Task statement: Your task is to retype, word for word, the lines from the start of the data through the line holding "lsizes_b = [5, 5, 6, 6]". Do not include the pictures.

Data provided:
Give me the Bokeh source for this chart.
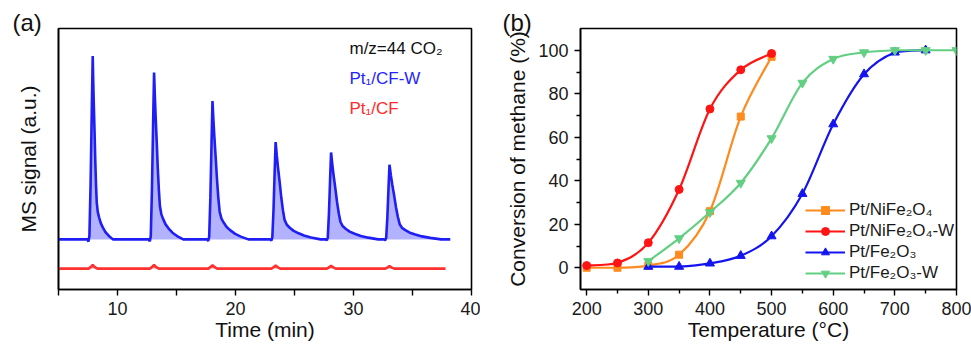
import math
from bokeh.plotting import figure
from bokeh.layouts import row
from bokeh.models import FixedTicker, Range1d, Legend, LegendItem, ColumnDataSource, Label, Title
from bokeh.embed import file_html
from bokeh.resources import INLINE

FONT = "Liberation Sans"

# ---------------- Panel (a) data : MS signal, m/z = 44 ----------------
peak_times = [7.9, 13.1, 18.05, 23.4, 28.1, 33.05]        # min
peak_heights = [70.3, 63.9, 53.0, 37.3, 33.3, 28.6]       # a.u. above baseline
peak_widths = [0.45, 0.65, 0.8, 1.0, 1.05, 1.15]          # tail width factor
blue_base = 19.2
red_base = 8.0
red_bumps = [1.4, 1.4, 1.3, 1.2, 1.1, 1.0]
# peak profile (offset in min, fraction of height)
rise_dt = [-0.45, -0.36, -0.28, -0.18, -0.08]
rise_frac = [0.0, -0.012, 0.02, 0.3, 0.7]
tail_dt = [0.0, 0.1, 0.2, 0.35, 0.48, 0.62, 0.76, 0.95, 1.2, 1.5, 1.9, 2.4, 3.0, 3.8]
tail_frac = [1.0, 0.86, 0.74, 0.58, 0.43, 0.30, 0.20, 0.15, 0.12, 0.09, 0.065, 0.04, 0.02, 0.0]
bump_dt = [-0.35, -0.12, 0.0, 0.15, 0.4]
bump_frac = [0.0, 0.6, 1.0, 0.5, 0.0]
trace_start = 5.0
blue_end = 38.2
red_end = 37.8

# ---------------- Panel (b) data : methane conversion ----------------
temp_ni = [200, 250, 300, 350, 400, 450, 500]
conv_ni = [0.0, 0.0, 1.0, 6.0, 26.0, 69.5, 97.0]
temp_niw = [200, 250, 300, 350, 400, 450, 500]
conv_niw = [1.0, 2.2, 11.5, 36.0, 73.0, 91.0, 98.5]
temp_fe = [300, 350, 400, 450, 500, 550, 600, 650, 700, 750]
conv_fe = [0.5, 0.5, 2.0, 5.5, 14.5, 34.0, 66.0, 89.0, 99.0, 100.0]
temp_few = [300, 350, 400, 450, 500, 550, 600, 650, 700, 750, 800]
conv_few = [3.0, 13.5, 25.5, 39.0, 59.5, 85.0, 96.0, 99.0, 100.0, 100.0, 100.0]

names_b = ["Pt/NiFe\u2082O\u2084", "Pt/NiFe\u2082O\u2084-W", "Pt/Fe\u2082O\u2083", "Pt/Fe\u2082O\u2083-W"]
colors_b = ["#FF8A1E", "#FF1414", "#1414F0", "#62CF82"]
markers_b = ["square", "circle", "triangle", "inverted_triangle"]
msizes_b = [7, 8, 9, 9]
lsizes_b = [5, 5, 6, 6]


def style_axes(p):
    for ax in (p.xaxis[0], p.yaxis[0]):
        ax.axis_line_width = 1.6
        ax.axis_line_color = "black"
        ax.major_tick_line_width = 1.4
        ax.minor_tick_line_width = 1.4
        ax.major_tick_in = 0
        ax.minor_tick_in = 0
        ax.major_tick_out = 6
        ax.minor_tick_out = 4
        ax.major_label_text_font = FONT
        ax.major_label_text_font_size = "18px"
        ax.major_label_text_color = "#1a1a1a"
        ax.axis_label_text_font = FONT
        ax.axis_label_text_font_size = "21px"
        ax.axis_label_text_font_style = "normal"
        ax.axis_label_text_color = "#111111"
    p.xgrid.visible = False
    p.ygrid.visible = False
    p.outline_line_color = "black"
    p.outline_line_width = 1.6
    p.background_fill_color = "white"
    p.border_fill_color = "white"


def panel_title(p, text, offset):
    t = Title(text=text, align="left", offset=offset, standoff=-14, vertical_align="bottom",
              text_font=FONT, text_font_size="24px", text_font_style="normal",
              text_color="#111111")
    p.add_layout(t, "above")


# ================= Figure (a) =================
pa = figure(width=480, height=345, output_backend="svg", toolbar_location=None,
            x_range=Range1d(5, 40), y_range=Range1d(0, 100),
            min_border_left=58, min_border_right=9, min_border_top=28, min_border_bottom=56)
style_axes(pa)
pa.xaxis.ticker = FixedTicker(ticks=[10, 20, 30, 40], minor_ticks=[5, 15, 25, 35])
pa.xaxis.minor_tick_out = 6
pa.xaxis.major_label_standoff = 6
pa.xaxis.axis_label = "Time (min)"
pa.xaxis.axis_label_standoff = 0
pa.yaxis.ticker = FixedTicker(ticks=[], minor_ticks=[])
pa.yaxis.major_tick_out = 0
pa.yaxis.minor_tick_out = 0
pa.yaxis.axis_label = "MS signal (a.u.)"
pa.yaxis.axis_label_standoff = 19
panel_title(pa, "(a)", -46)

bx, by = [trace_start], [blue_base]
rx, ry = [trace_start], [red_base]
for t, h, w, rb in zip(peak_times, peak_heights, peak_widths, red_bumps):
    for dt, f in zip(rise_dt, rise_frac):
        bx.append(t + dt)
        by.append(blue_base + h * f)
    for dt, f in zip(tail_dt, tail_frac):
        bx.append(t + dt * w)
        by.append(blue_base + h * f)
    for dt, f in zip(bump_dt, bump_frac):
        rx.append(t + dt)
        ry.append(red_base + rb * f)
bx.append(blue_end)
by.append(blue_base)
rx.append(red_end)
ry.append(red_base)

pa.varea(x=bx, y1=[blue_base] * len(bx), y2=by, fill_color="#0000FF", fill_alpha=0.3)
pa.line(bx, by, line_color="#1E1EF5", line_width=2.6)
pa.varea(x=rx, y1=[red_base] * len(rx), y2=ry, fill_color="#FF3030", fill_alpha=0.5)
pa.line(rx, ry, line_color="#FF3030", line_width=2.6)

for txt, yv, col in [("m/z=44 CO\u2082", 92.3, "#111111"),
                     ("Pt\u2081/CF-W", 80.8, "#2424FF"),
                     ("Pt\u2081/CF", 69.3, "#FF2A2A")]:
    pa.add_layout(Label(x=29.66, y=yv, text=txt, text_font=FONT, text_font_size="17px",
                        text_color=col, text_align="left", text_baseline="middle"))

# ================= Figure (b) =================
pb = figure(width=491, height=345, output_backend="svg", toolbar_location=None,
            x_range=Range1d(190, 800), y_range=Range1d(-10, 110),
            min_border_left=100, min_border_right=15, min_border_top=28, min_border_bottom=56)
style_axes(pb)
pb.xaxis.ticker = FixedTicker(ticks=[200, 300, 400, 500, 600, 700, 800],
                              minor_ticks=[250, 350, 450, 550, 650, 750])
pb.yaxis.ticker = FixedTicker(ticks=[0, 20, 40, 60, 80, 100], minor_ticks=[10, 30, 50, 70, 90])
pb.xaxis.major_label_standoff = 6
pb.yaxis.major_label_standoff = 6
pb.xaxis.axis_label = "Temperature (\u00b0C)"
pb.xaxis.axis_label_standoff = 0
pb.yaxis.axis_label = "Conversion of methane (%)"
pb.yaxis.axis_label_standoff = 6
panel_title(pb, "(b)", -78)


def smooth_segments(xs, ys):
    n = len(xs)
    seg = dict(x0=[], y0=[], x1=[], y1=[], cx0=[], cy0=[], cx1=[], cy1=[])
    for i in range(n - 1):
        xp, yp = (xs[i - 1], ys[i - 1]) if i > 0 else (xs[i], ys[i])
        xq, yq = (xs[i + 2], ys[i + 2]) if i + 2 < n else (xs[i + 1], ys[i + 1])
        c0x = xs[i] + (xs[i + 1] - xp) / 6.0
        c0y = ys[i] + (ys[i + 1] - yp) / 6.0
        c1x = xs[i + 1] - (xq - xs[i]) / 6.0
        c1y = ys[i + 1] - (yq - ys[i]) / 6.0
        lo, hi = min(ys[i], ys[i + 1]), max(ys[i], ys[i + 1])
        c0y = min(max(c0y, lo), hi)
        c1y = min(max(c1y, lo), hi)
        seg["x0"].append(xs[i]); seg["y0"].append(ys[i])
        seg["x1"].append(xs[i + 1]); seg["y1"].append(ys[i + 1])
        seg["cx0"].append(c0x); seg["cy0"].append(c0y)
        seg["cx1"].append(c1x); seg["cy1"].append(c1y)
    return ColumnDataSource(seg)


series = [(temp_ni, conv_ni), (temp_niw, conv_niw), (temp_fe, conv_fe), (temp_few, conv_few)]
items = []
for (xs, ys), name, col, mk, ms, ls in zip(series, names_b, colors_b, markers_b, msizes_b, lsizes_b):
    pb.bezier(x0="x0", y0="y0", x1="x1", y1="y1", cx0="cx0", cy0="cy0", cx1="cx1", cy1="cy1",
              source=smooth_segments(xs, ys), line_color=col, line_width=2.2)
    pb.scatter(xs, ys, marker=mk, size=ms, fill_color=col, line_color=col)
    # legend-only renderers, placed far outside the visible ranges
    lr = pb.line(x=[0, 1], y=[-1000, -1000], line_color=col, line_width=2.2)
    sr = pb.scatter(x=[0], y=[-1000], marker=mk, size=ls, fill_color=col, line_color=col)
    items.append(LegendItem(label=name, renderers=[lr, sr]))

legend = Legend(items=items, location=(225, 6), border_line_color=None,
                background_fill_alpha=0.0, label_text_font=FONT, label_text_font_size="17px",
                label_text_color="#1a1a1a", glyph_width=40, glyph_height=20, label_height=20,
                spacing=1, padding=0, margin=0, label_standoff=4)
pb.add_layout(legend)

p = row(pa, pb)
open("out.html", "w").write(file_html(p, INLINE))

Answer to the task:
Give me the Bokeh source for this chart.
import math
from bokeh.plotting import figure
from bokeh.layouts import row
from bokeh.models import FixedTicker, Range1d, Legend, LegendItem, ColumnDataSource, Label, Title
from bokeh.embed import file_html
from bokeh.resources import INLINE

FONT = "Liberation Sans"

# ---------------- Panel (a) data : MS signal, m/z = 44 ----------------
peak_times = [7.9, 13.1, 18.05, 23.4, 28.1, 33.05]        # min
peak_heights = [70.3, 63.9, 53.0, 37.3, 33.3, 28.6]       # a.u. above baseline
peak_widths = [0.45, 0.65, 0.8, 1.0, 1.05, 1.15]          # tail width factor
blue_base = 19.2
red_base = 8.0
red_bumps = [1.4, 1.4, 1.3, 1.2, 1.1, 1.0]
# peak profile (offset in min, fraction of height)
rise_dt = [-0.45, -0.36, -0.28, -0.18, -0.08]
rise_frac = [0.0, -0.012, 0.02, 0.3, 0.7]
tail_dt = [0.0, 0.1, 0.2, 0.35, 0.48, 0.62, 0.76, 0.95, 1.2, 1.5, 1.9, 2.4, 3.0, 3.8]
tail_frac = [1.0, 0.86, 0.74, 0.58, 0.43, 0.30, 0.20, 0.15, 0.12, 0.09, 0.065, 0.04, 0.02, 0.0]
bump_dt = [-0.35, -0.12, 0.0, 0.15, 0.4]
bump_frac = [0.0, 0.6, 1.0, 0.5, 0.0]
trace_start = 5.0
blue_end = 38.2
red_end = 37.8

# ---------------- Panel (b) data : methane conversion ----------------
temp_ni = [200, 250, 300, 350, 400, 450, 500]
conv_ni = [0.0, 0.0, 1.0, 6.0, 26.0, 69.5, 97.0]
temp_niw = [200, 250, 300, 350, 400, 450, 500]
conv_niw = [1.0, 2.2, 11.5, 36.0, 73.0, 91.0, 98.5]
temp_fe = [300, 350, 400, 450, 500, 550, 600, 650, 700, 750]
conv_fe = [0.5, 0.5, 2.0, 5.5, 14.5, 34.0, 66.0, 89.0, 99.0, 100.0]
temp_few = [300, 350, 400, 450, 500, 550, 600, 650, 700, 750, 800]
conv_few = [3.0, 13.5, 25.5, 39.0, 59.5, 85.0, 96.0, 99.0, 100.0, 100.0, 100.0]

names_b = ["Pt/NiFe\u2082O\u2084", "Pt/NiFe\u2082O\u2084-W", "Pt/Fe\u2082O\u2083", "Pt/Fe\u2082O\u2083-W"]
colors_b = ["#FF8A1E", "#FF1414", "#1414F0", "#62CF82"]
markers_b = ["square", "circle", "triangle", "inverted_triangle"]
msizes_b = [7, 8, 9, 9]
lsizes_b = [5, 5, 6, 6]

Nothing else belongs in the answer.